Son Hayes (Michael Shannon) aparece na primeira cena do filme sem camisa. Seu corpo é mostrado repleto de cicatrizes nas costas, que mais tarde se revelam um segredo pessoal e de sua família. Seu porte não é nada atlético, garantindo-lhe um aspecto de “aparente” fragilidade natural, característica logo contrariada no decorrer da história.
A péssima relação familiar, revelada em minutos de exibição, escancara os motivos que o fazem ser tão isolado. O personagem de Son é real. Com defeitos e falhas, não tem pretensão de ser diferente do que apresenta. Funciona como uma tela em branco, que reflete tudo exposto a sua frente. A reprodução é fidedigna, sem condescendência e rodeios. Tal crueza certamente atrapalha a relação (surpreendentemente existente, visto seu aspecto) com sua parceira/esposa.
A câmera de Nichols é natural. A forma de filmar é fluida, sem firulas. Sua intenção é mostrar de forma fiel o modo de vida dos habitantes comuns da cidade, sem pretensões de glamourização e afins. Somente registra como estes tocam suas ordinárias vidas e o quão bizarra pode ser a existência do homem, mesmo quando esta segue todos os padrões de normatividade e valorização da família, tradição e propriedade. Son, mesmo não demonstrando de início, tem em seu interior um conjunto de metas deveras ambiciosas, e a frustração de não te-las alcançado se reflete em seu modo passivo/depressivo de encarar a rotina. Ele tem dificuldade de expressar sentimentos, mesmo diante do filho.

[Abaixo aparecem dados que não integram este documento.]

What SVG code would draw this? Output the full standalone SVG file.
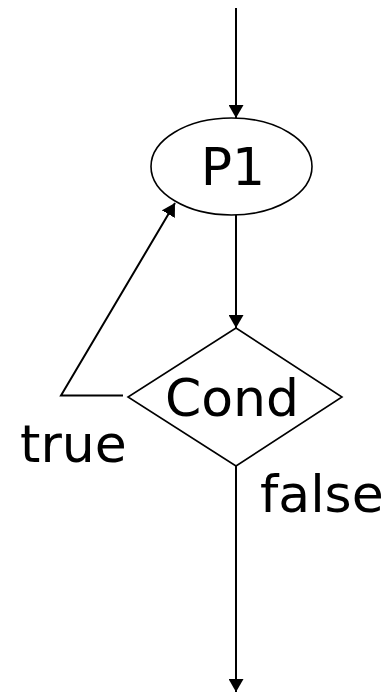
<svg xmlns="http://www.w3.org/2000/svg" width="390" height="693" viewBox="0 0 390 693">
  <style>
    .shape { fill: #ffffff; stroke: #000000; stroke-width: 1.6; }
    .edge { fill: none; stroke: #000000; stroke-width: 2; }
    .label { font-family: "DejaVu Sans", Verdana, sans-serif; font-size: 52px; fill: #000000; }
  </style>
  <defs>
    <marker id="arrow" markerWidth="14" markerHeight="15" refX="13" refY="7.5" orient="auto" markerUnits="userSpaceOnUse">
      <path d="M0,0 L13,7.5 L0,15 Z" fill="#000000"/>
    </marker>
  </defs>

  <g id="connectors">
    <line class="edge" x1="236" y1="8" x2="236" y2="118" marker-end="url(#arrow)"/>
    <line class="edge" x1="236" y1="215" x2="236" y2="328" marker-end="url(#arrow)"/>
    <polyline class="edge" points="123,395.5 61,395.5 175,203" marker-end="url(#arrow)"/>
    <line class="edge" x1="236" y1="466" x2="236" y2="692" marker-end="url(#arrow)"/>
  </g>

  <g id="p1">
    <ellipse class="shape" cx="231.5" cy="166.5" rx="80.5" ry="48.5"/>
    <text class="label" x="233" y="185" text-anchor="middle">P1</text>
  </g>

  <g id="cond">
    <polygon class="shape" points="236,328 342,397 236,466 128,397"/>
    <text class="label" x="232" y="416" text-anchor="middle">Cond</text>
  </g>

  <g id="labels">
    <text class="label" x="20" y="462">true</text>
    <text class="label" x="260" y="512">false</text>
  </g>
</svg>
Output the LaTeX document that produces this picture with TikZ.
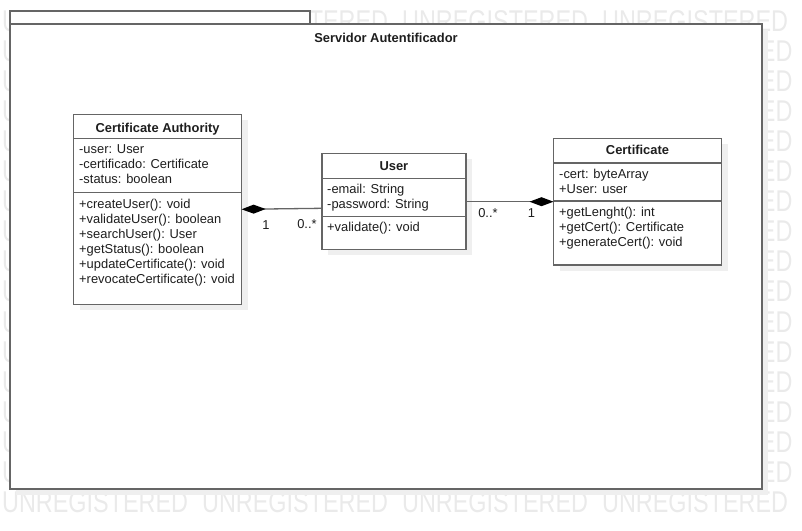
\documentclass[tikz,border=0pt]{standalone}
\usepackage{fontspec}
\setmainfont{Liberation Sans}
\usepackage{xcolor}
\usetikzlibrary{arrows.meta,shadows}

\definecolor{umlborder}{HTML}{656565}
\definecolor{umlshadow}{HTML}{EFEFEF}
\definecolor{umltext}{HTML}{1E1E1E}
\definecolor{wmgray}{HTML}{EAEAEA}

\tikzset{
  umlfont/.style={font=\fontsize{12.9}{15}\selectfont},
  classbox/.style={draw=umlborder, line width=1.6pt, fill=white, outer sep=0pt,
    inner sep=0pt, drop shadow={shadow xshift=6.5pt, shadow yshift=-5.5pt,
    fill=umlshadow, opacity=1}},
  pkgbox/.style={draw=umlborder, line width=1.6pt, fill=white, outer sep=0pt, inner sep=0pt},
  divider/.style={draw=umlborder, line width=1.6pt},
  classname/.style={umlfont, font=\fontsize{12.9}{15}\selectfont\bfseries,
    text=umltext, anchor=base, inner sep=0pt},
  member/.style={umlfont, text=umltext, anchor=base west, inner sep=0pt},
  mult/.style={umlfont, text=umltext, inner sep=0pt},
  assoc/.style={draw=umlborder, line width=1.3pt},
  compdiamond/.tip={Diamond[length=24pt, width=9pt, color=black]},
  watermark/.style={anchor=base west, inner sep=0pt, text=wmgray, xscale=0.78,
    font=\fontsize{30}{30}\selectfont}
}

\begin{document}
\begin{tikzpicture}[x=1pt, y=-1pt]
  \useasboundingbox (0,0) rectangle (802,530);

  % watermark: full rows at top and bottom, only the edges show in between
  \foreach \r in {0,16}
    \foreach \c in {0,...,3}
      \node[watermark] (wm-\r-\c) at (2+200*\c, 31+30.1*\r) {UNREGISTERED};
  \foreach \r in {1,...,15} {
    \node[watermark] (wm-\r-left) at (2, 31+30.1*\r) {U};
    \node[watermark, anchor=base east] (wm-\r-right) at (792.6, 31+30.1*\r) {ED};
  }

  % package
  \node[pkgbox, minimum width=300pt, minimum height=13pt] (pkg-tab) at (160,17.5) {};
  \node[pkgbox, minimum width=752pt, minimum height=465pt,
        drop shadow={shadow xshift=6pt, shadow yshift=-6pt, fill=umlshadow, opacity=1}]
        (pkg) at (386,256.5) {};
  \node[classname] (pkg-name) at (386,42) {Servidor Autentificador};

  % classes
  \node[classbox, minimum width=168pt, minimum height=190pt] (ca) at (157.6,209.3) {};
  \node[classbox, minimum width=144pt, minimum height=96pt] (user) at (393.9,201.3) {};
  \node[classbox, minimum width=168pt, minimum height=126.7pt] (cert) at (637.5,201.7) {};

  \draw[divider] ([yshift=-24pt]ca.north west) -- ([yshift=-24pt]ca.north east);
  \draw[divider] ([yshift=-78pt]ca.north west) -- ([yshift=-78pt]ca.north east);
  \draw[divider] ([yshift=-25pt]user.north west) -- ([yshift=-25pt]user.north east);
  \draw[divider] ([yshift=-63pt]user.north west) -- ([yshift=-63pt]user.north east);
  \draw[divider] ([yshift=-24.4pt]cert.north west) -- ([yshift=-24.4pt]cert.north east);
  \draw[divider] ([yshift=-62.4pt]cert.north west) -- ([yshift=-62.4pt]cert.north east);

  \node[classname] (ca-name) at ([yshift=-18pt]ca.north) {Certificate Authority};
  \node[classname] (user-name) at ([yshift=-17.5pt]user.north) {User};
  \node[classname] (cert-name) at ([yshift=-16.5pt]cert.north) {Certificate};

  \foreach \txt [count=\i] in {-user: User, -certificado: Certificate, -status: boolean}
    \node[member] (ca-attr-\i) at (79, 138+15*\i) {\txt};
  \foreach \txt [count=\i] in {+createUser(): void, +validateUser(): boolean,
      +searchUser(): User, +getStatus(): boolean, +updateCertificate(): void,
      +revocateCertificate(): void}
    \node[member] (ca-op-\i) at (79, 193+15*\i) {\txt};

  \foreach \txt [count=\i] in {-email: String, -password: String}
    \node[member] (user-attr-\i) at (327, 178+15*\i) {\txt};
  \node[member] (user-op-1) at (327, 231) {+validate(): void};

  \foreach \txt [count=\i] in {-cert: byteArray, +User: user}
    \node[member] (cert-attr-\i) at (559, 163+15*\i) {\txt};
  \foreach \txt [count=\i] in {+getLenght(): int, +getCert(): Certificate,
      +generateCert(): void}
    \node[member] (cert-op-\i) at (559, 201+15*\i) {\txt};

  % compositions
  \draw[assoc, {compdiamond}-] (ca.east) -- ([yshift=-7pt]user.west);
  \draw[assoc, -{compdiamond}] (cert.west -| user.east) -- (cert.west);

  \node[mult] (ca-mult) at (266,225) {1};
  \node[mult] (user-mult-ca) at (307,224) {0..*};
  \node[mult] (user-mult-cert) at (488,213) {0..*};
  \node[mult] (cert-mult) at (531.5,213) {1};
\end{tikzpicture}
\end{document}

A briga familiar, completamente descabida se analisada de forma fria, deixa rastros de destruição dos dois lados do entrave, onde nenhuma das partes se enxerga como errada, ambas lutam com unhas e dentes por seus “ideais”. Explicita-se uma crítica do realizador às atitudes cegas tomadas de forma passional, praxe infelizmente constante em grande parte dos lares rurais e outras localidades. O constrangimento com os “familiares” dos envolvidos é grande, especialmente em razão da cidade onde vivem ser tão diminuta. A possibilidade de mais confrontamentos só aumenta com o convívio entre os “iguais”, no entanto Son é o retrato da serenidade. Resoluto e calmo em aparência, contraria as evidências internas de ódio que plantou em seu coração e no de seus irmãos. Sua reação é raivosa e carregada de rancor, mas em momento algum é barulhenta ou violenta e, ainda assim, agride muito mais do que um arroubo de emoções ou um estouro de impropérios.
As maneiras distintas de encarar a perda de um ente querido e as possibilidades de vingança são mostradas de forma clara e direta, explicitando o rompimento dos limites por pessoas de personalidades diversas. A mensagem que Jeff Nichols quer passar pode ser encarada de duas formas: uma crítica direta à violência com que são resolvidos os conflitos, das menores esferas de influência até as maiores; ou pode ser vista como contemplação à natureza humana, agressiva, odiosa e rancorosa. A violência que permeou a existência de Son cobra o seu preço, exigindo de si, e dos que o envolvem, mais e mais ódio e derramamento de sangue. A atitude mais corajosa, que traria a hipótese de uma convivência amistosa, provém do personagem mais covarde retratado, o irmão Bob Hayer (Douglas Ligon). Seu modo de enxergar o mundo prova-se do ponto de vista mais interessante e cabível apresentado na trama.
O roteiro passa um argumento pacifista sem apelar para moralismos ou armadilhas politicamente corretas, mesmo com o fim do bem sobrepujando o mal. Shotgun Stories é uma análise que evidencia o quão selvagem pode ser o modo de vida do homem, se ele assim o permitir, e visa causar uma reflexão sobre o que realmente vale na defesa do que se acredita ser o certo.